The Dog Pillow

One day when Jesse was about 5, we spotted pillows that looked like animals in K-Mart, and he fell in love with this one.

Dog Pillow

One of the joys of his young life was when his pillow was washed and dried and came out plump and fluffy.

Dog Pillow

He carried that thing everywhere: to our bed or the couch if he wasn’t feeling well, to camp, on trips. Once as were were boarding a plane, one of other passengers saw this little boy carrying his big dog pillow and smiled.

It has held up better than any pillow we have ever owned. He’s had it for almost ten years.

But he is 14 now and has been in the gradual process of “putting away childish things” over the last few years. When we hosted his twelfth birthday party, we took the last of the bear pictures off his bedroom walls before the kids in his class came over. We’ve been pulling books and toys off the shelf a little at a time that are no longer receiving any attention. I believe he took a “regular” pillow to camp last year. And just recently he told me he wanted to put away his dog pillow and get a normal one.

Pillow

That’s a good step, a right step, an expected step. I wouldn’t want to him to cart his dog pillow off to college or his honeymoon.

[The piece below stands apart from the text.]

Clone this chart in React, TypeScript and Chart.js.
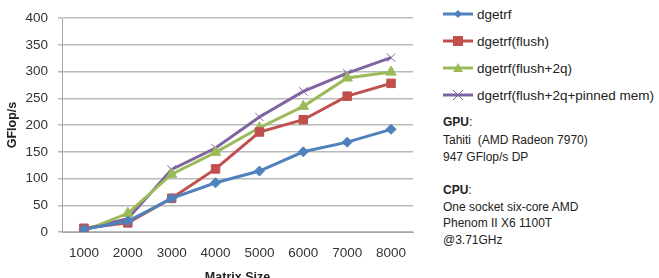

But as a parent, there is a bit of a pang as each vestige of childhood is laid aside bit by bit.

When they are little we so anticipate the next step in their development; we sometimes even devise ways to “help” them sit up or begin to walk, and we coax that first word out with great enthusiasm! But after the long days and sleep-interrupted nights of babyhood, the blossoming curiosity of toddler days, and the busy school years, it seems like their growth is a train hurtling ever more quickly to that time when they will stand on their own two feet as an adult. We know that’s the desired end result of our years of love and training, but it comes all too fast.

There is nothing we can do to stop it, and we don’t really want to hold them back. But we smile wistfully as we remember a little boy’s delight in a warm, plumped up dog pillow fresh from the dryer.